Stored dataset items:
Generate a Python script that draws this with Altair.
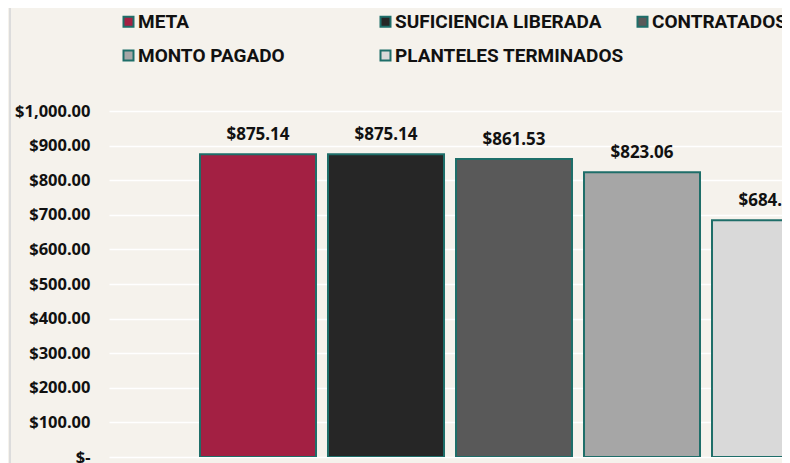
import altair as alt
import pandas as pd

categories = ["META", "SUFICIENCIA LIBERADA", "CONTRATADOS", "MONTO PAGADO", "PLANTELES TERMINADOS"]
values = [875.14, 875.14, 861.53, 823.06, 684.25]
colors = ["#A32043", "#262626", "#595959", "#A6A6A6", "#D9D9D9"]
y_ticks = [0, 100, 200, 300, 400, 500, 600, 700, 800, 900, 1000]

df = pd.DataFrame({
    "cat": categories,
    "value": values,
    "idx": list(range(len(categories))),
    "label": ["$" + f"{v:,.2f}" for v in values],
})

BG = "#F5F2EC"
STROKE = "#1E6E69"

x = alt.X("idx:Q", scale=alt.Scale(domain=[-1.1641, 4.0937], nice=False, zero=False, padding=0), axis=None)
y = alt.Y(
    "value:Q",
    stack=None,
    scale=alt.Scale(domain=[0, 1000], nice=False),
    axis=alt.Axis(
        values=y_ticks,
        labelExpr="datum.value == 0 ? '$-' : '$' + format(datum.value, ',.2f')",
        title=None,
        domain=False,
        ticks=False,
        grid=True,
        gridColor="#FFFFFF",
        gridWidth=1.5,
        labelFont="Noto Sans",
        labelFontWeight="bold",
        labelFontSize=16.5,
        labelColor="#111111",
        labelPadding=19,
        labelOverlap=False,
    ),
)

bars = alt.Chart(df).mark_bar(
    size=116, orient="vertical", stroke=STROKE, strokeWidth=2, clip=True
).encode(
    x=x,
    y=y,
    fill=alt.Fill(
        "cat:N",
        scale=alt.Scale(domain=categories, range=colors),
        legend=alt.Legend(
            title=None,
            orient="none",
            legendX=10,
            legendY=-99,
            direction="horizontal",
            columns=3,
            gridAlign="all",
            columnPadding=9,
            rowPadding=14,
            symbolType="square",
            symbolSize=100,
            symbolStrokeColor=STROKE,
            symbolStrokeWidth=2,
            symbolOpacity=1,
            labelFont="Roboto",
            labelFontWeight="bold",
            labelFontSize=19,
            labelColor="#111111",
            labelOffset=0,
            labelLimit=320,
            padding=0,
        ),
    ),
)

texts = alt.Chart(df).mark_text(
    dy=-10, baseline="bottom", align="center", clip=True,
    font="Noto Sans", fontWeight="bold", fontSize=17, color="#111111",
).encode(x=x, y=y, text="label:N")

edge = alt.Chart(pd.DataFrame({"a": [0]})).mark_rule(color="#DCDCDC", strokeWidth=2).encode(
    x=alt.value(-99), y=alt.value(-103), y2=alt.value(360)
)

chart = alt.layer(edge, bars, texts).properties(
    width=673,
    height=346,
    padding={"left": 101, "top": 103, "right": 0, "bottom": 8},
    autosize="none",
    background=BG,
).configure_view(stroke=None)

chart.save("out.html", embed_options={"renderer": "svg", "actions": False})
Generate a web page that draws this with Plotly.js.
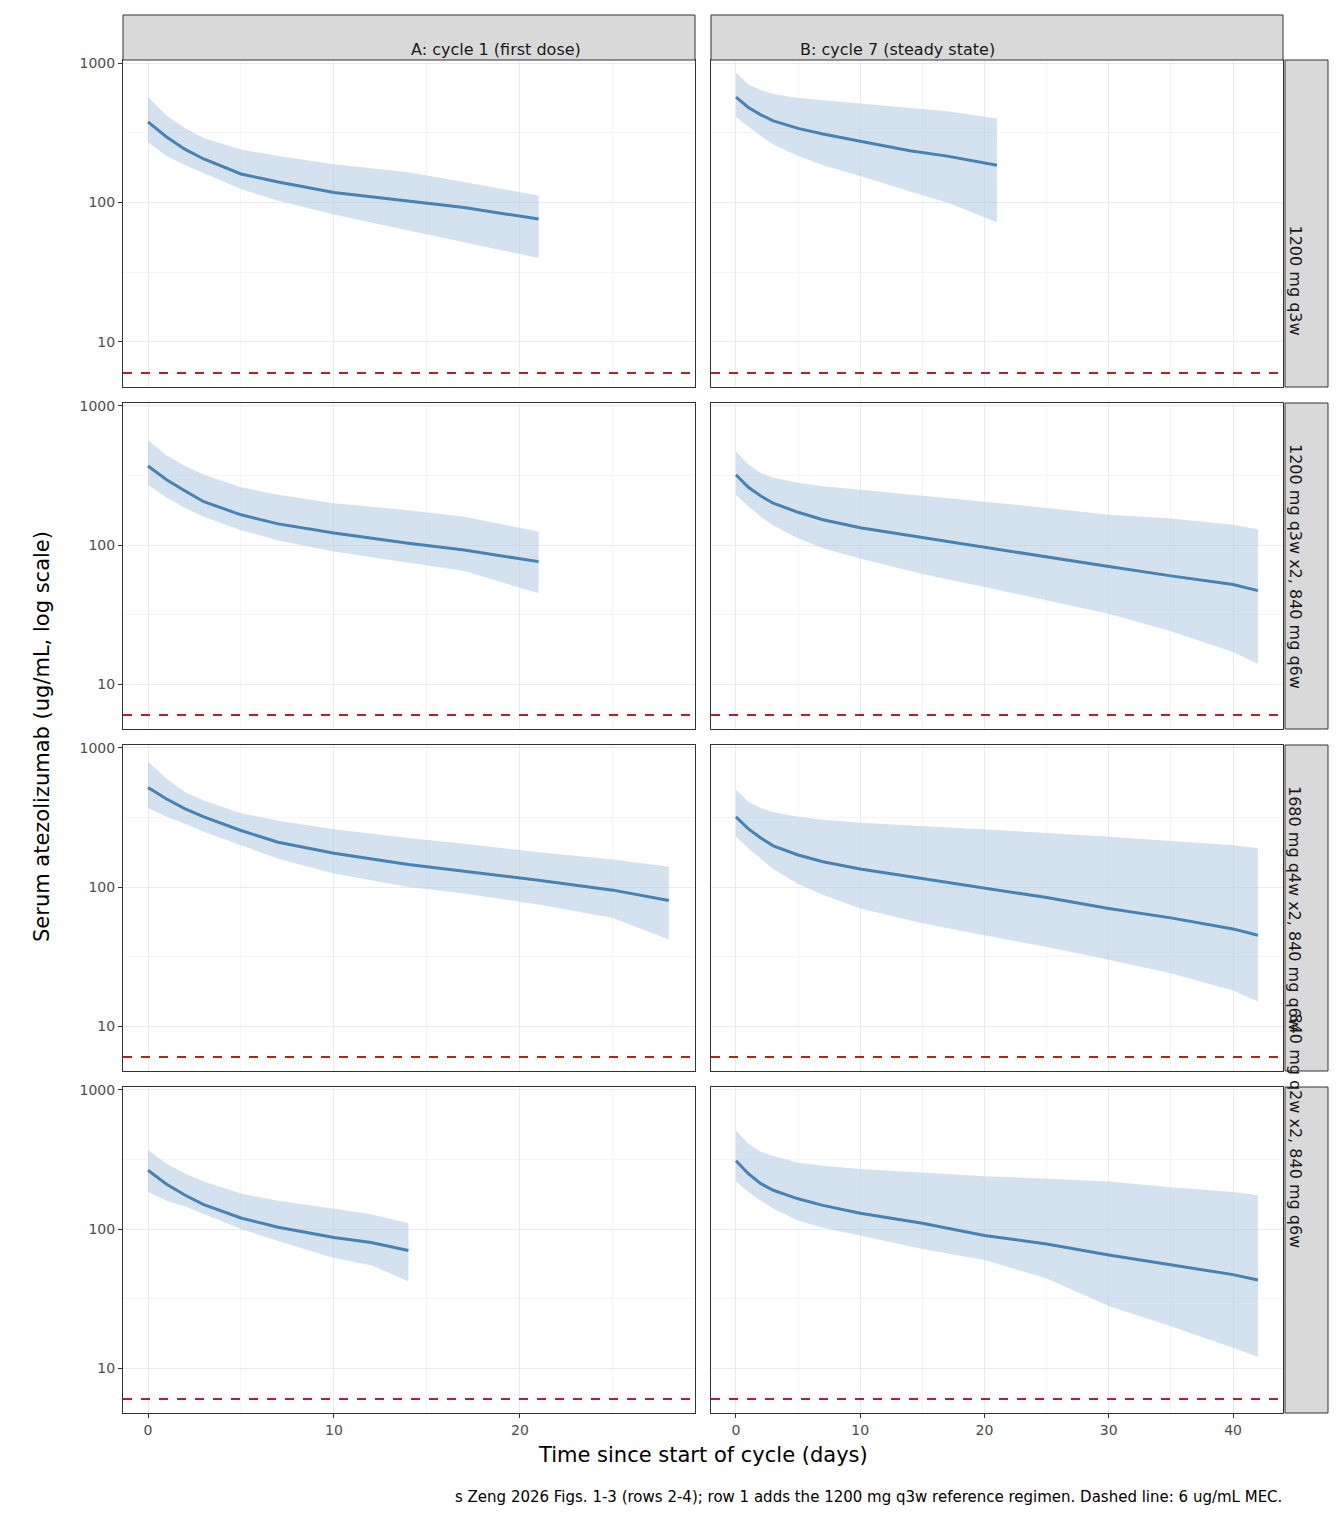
<!DOCTYPE html>
<html>
<head>
<meta charset="utf-8">
<script src="https://cdn.plot.ly/plotly-3.0.1.min.js"></script>
<style>body{margin:0;background:#fff}</style>
</head>
<body>
<div id="chart" style="width:1344px;height:1536px"></div>
<script>
// column / row labels
var colLabels = ['A: cycle 1 (first dose)', 'B: cycle 7 (steady state)'];
var rowLabels = ['1200 mg q3w', '1200 mg q3w x2, 840 mg q6w', '1680 mg q4w x2, 840 mg q6w', '840 mg q2w x2, 840 mg q6w'];
var mec = 6;

// days + median / 5th / 95th
var r1aDays = [0, 1, 2, 3, 5, 7, 10, 14, 17, 21];
var r1aMed  = [378, 295, 240, 205, 160, 140, 118, 103, 92, 76];
var r1aHi   = [570, 420, 340, 290, 240, 215, 188, 165, 140, 112];
var r1aLo   = [270, 215, 185, 162, 125, 103, 82, 63, 52, 40];

var r1bDays = [0, 1, 2, 3, 5, 7, 10, 14, 17, 21];
var r1bMed  = [570, 480, 425, 385, 340, 310, 275, 235, 215, 185];
var r1bHi   = [850, 700, 640, 600, 560, 540, 510, 475, 450, 400];
var r1bLo   = [410, 350, 300, 260, 215, 185, 155, 120, 100, 72];

var r2aDays = [0, 1, 2, 3, 5, 7, 10, 14, 17, 21];
var r2aMed  = [370, 295, 245, 205, 165, 142, 122, 103, 92, 76];
var r2aHi   = [570, 440, 370, 320, 260, 230, 200, 178, 160, 125];
var r2aLo   = [270, 220, 185, 160, 128, 108, 90, 75, 65, 45];

var r2bDays = [0, 1, 2, 3, 5, 7, 10, 15, 20, 25, 30, 35, 40, 42];
var r2bMed  = [320, 260, 225, 200, 172, 152, 133, 113, 97, 82, 70, 60, 52, 47];
var r2bHi   = [470, 380, 330, 305, 280, 265, 250, 225, 205, 185, 165, 155, 140, 130];
var r2bLo   = [230, 190, 160, 138, 112, 95, 80, 62, 50, 40, 32, 24, 17, 14];

var r3aDays = [0, 1, 2, 3, 5, 7, 10, 14, 17, 21, 25, 28];
var r3aMed  = [520, 430, 365, 320, 255, 210, 175, 145, 130, 112, 95, 80];
var r3aHi   = [800, 600, 480, 420, 340, 300, 260, 225, 205, 178, 158, 140];
var r3aLo   = [370, 320, 285, 250, 200, 160, 125, 100, 90, 75, 60, 42];

var r3bDays = [0, 1, 2, 3, 5, 7, 10, 15, 20, 25, 30, 35, 40, 42];
var r3bMed  = [320, 262, 225, 198, 170, 152, 135, 115, 98, 84, 70, 60, 50, 45];
var r3bHi   = [500, 410, 370, 345, 320, 305, 290, 275, 260, 245, 230, 215, 200, 190];
var r3bLo   = [230, 190, 160, 135, 105, 88, 70, 55, 45, 37, 30, 24, 18, 15];

var r4aDays = [0, 1, 2, 3, 5, 7, 10, 12, 14];
var r4aMed  = [265, 210, 175, 150, 120, 103, 87, 80, 70];
var r4aHi   = [370, 295, 250, 220, 180, 160, 140, 128, 110];
var r4aLo   = [185, 160, 145, 128, 100, 82, 62, 55, 42];

var r4bDays = [0, 1, 2, 3, 5, 7, 10, 15, 20, 25, 30, 35, 40, 42];
var r4bMed  = [310, 250, 212, 190, 165, 148, 130, 110, 90, 78, 65, 55, 47, 43];
var r4bHi   = [510, 410, 360, 335, 300, 285, 270, 255, 240, 230, 220, 200, 185, 175];
var r4bLo   = [220, 185, 160, 140, 115, 102, 90, 72, 60, 44, 28, 20, 14, 12];

var panels = [
  [r1aDays, r1aMed, r1aHi, r1aLo], [r1bDays, r1bMed, r1bHi, r1bLo],
  [r2aDays, r2aMed, r2aHi, r2aLo], [r2bDays, r2bMed, r2bHi, r2bLo],
  [r3aDays, r3aMed, r3aHi, r3aLo], [r3bDays, r3bMed, r3bHi, r3bLo],
  [r4aDays, r4aMed, r4aHi, r4aLo], [r4bDays, r4bMed, r4bHi, r4bLo]
];

var W = 1344, H = 1536;
var colPx = [[123, 695], [711, 1283]];
var rowPx = [[60, 387], [403, 729], [745, 1071], [1087, 1413]];
var xRanges = [[-1.344, 29.41], [-2.01, 44.02]];
var yRange = [0.677, 3.0215];

var font = 'DejaVu Sans, Liberation Sans, sans-serif';
var data = [], shapes = [], annotations = [];
var layout = {
  width: W, height: H,
  margin: {l: 0, r: 0, t: 0, b: 0},
  paper_bgcolor: '#fff', plot_bgcolor: '#fff',
  showlegend: false,
  font: {family: font, color: '#1a1a1a'}
};

panels.forEach(function(p, i) {
  var row = Math.floor(i / 2), col = i % 2;
  var n = i + 1, sfx = n === 1 ? '' : n;
  var xa = 'x' + sfx, ya = 'y' + sfx;
  // ribbon
  data.push({x: p[0], y: p[3], xaxis: xa, yaxis: ya, mode: 'lines', line: {width: 0}, hoverinfo: 'skip'});
  data.push({x: p[0], y: p[2], xaxis: xa, yaxis: ya, mode: 'lines', line: {width: 0},
    fill: 'tonexty', fillcolor: 'rgba(176,201,226,0.55)'});
  data.push({x: p[0], y: p[1], xaxis: xa, yaxis: ya, mode: 'lines', line: {color: '#4682b4', width: 3}});

  var minorX = col === 0 ? [5, 15, 25] : [5, 15, 25, 35];
  layout['xaxis' + sfx] = {
    domain: [colPx[col][0] / W, colPx[col][1] / W], anchor: ya,
    range: xRanges[col], tickvals: col === 0 ? [0, 10, 20] : [0, 10, 20, 30, 40],
    showticklabels: row === 3, ticks: row === 3 ? 'outside' : '', ticklen: 4, tickcolor: '#333',
    tickfont: {size: 14, color: '#4d4d4d'},
    gridcolor: '#ebebeb', gridwidth: 1.3, zeroline: false,
    showline: true, mirror: true, linecolor: '#333', linewidth: 1,
    minor: {tickvals: minorX, showgrid: true, gridcolor: '#f5f5f5', gridwidth: 0.8}
  };
  layout['yaxis' + sfx] = {
    domain: [1 - rowPx[row][1] / H, 1 - rowPx[row][0] / H], anchor: xa,
    type: 'log', range: yRange, tickvals: [10, 100, 1000], ticktext: ['10', '100', '1000'],
    showticklabels: col === 0, ticks: col === 0 ? 'outside' : '', ticklen: 4, tickcolor: '#333',
    tickfont: {size: 14, color: '#4d4d4d'},
    gridcolor: '#ebebeb', gridwidth: 1.3, zeroline: false,
    showline: true, mirror: true, linecolor: '#333', linewidth: 1,
    minor: {tickvals: [3.162, 31.62, 316.2], showgrid: true, gridcolor: '#f5f5f5', gridwidth: 0.8}
  };
  shapes.push({type: 'line', xref: xa + ' domain', yref: ya, x0: 0, x1: 1, y0: mec, y1: mec,
    line: {color: '#b22222', width: 2, dash: 'dash'}});
});

// top strips
colLabels.forEach(function(t, c) {
  shapes.push({type: 'rect', xref: 'paper', yref: 'paper', x0: colPx[c][0] / W, x1: colPx[c][1] / W,
    y0: 1 - 60 / H, y1: 1 - 15 / H, fillcolor: '#d9d9d9', line: {color: '#333', width: 1}});
  annotations.push({text: t, xref: 'paper', yref: 'paper', x: (colPx[c][0] + colPx[c][1]) / 2 / W,
    y: 1 - 37.5 / H, showarrow: false, font: {size: 16, color: '#1a1a1a'}});
});
// right strips
rowLabels.forEach(function(t, r) {
  shapes.push({type: 'rect', xref: 'paper', yref: 'paper', x0: 1285 / W, x1: 1328 / W,
    y0: 1 - rowPx[r][1] / H, y1: 1 - rowPx[r][0] / H, fillcolor: '#d9d9d9', line: {color: '#333', width: 1}});
  annotations.push({text: t, xref: 'paper', yref: 'paper', x: 1306.5 / W,
    y: 1 - (rowPx[r][0] + rowPx[r][1]) / 2 / H, textangle: 90, showarrow: false,
    font: {size: 16, color: '#1a1a1a'}});
});

annotations.push({text: 'Time since start of cycle (days)', xref: 'paper', yref: 'paper',
  x: 703 / W, y: 1 - 1469 / H, showarrow: false, font: {size: 21, color: '#000'}});
annotations.push({text: 'Serum atezolizumab (ug/mL, log scale)', xref: 'paper', yref: 'paper',
  x: 28 / W, y: 1 - 737 / H, textangle: -90, showarrow: false, font: {size: 21, color: '#000'}});
annotations.push({text: 's Zeng 2026 Figs. 1-3 (rows 2-4); row 1 adds the 1200 mg q3w reference regimen. Dashed line: 6 ug/mL MEC.',
  xref: 'paper', yref: 'paper', x: 1284 / W, xanchor: 'right', y: 1 - 1508 / H,
  showarrow: false, font: {size: 15, color: '#000'}});

layout.shapes = shapes;
layout.annotations = annotations;

Plotly.newPlot('chart', data, layout, {displayModeBar: false});
</script>
</body>
</html>
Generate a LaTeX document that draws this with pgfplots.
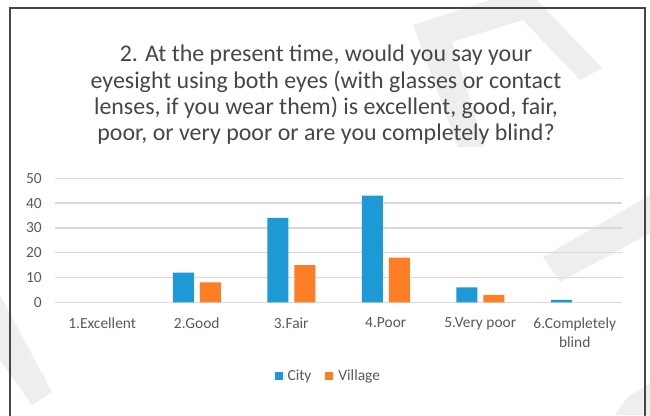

> **Given exercise**: Transcribe, exactly as written, the lines starting at the one with "Generate a web" and ending at the one with "63, 52, 40];", and nothing more. Pictures are not part of the copy.

> **Result below**:
Generate a web page that draws this with Plotly.js.
<!DOCTYPE html>
<html>
<head>
<meta charset="utf-8">
<script src="https://cdn.plot.ly/plotly-3.0.1.min.js"></script>
<style>body{margin:0;background:#fff}</style>
</head>
<body>
<div id="chart" style="width:1344px;height:1536px"></div>
<script>
// column / row labels
var colLabels = ['A: cycle 1 (first dose)', 'B: cycle 7 (steady state)'];
var rowLabels = ['1200 mg q3w', '1200 mg q3w x2, 840 mg q6w', '1680 mg q4w x2, 840 mg q6w', '840 mg q2w x2, 840 mg q6w'];
var mec = 6;

// days + median / 5th / 95th
var r1aDays = [0, 1, 2, 3, 5, 7, 10, 14, 17, 21];
var r1aMed  = [378, 295, 240, 205, 160, 140, 118, 103, 92, 76];
var r1aHi   = [570, 420, 340, 290, 240, 215, 188, 165, 140, 112];
var r1aLo   = [270, 215, 185, 162, 125, 103, 82, 63, 52, 40];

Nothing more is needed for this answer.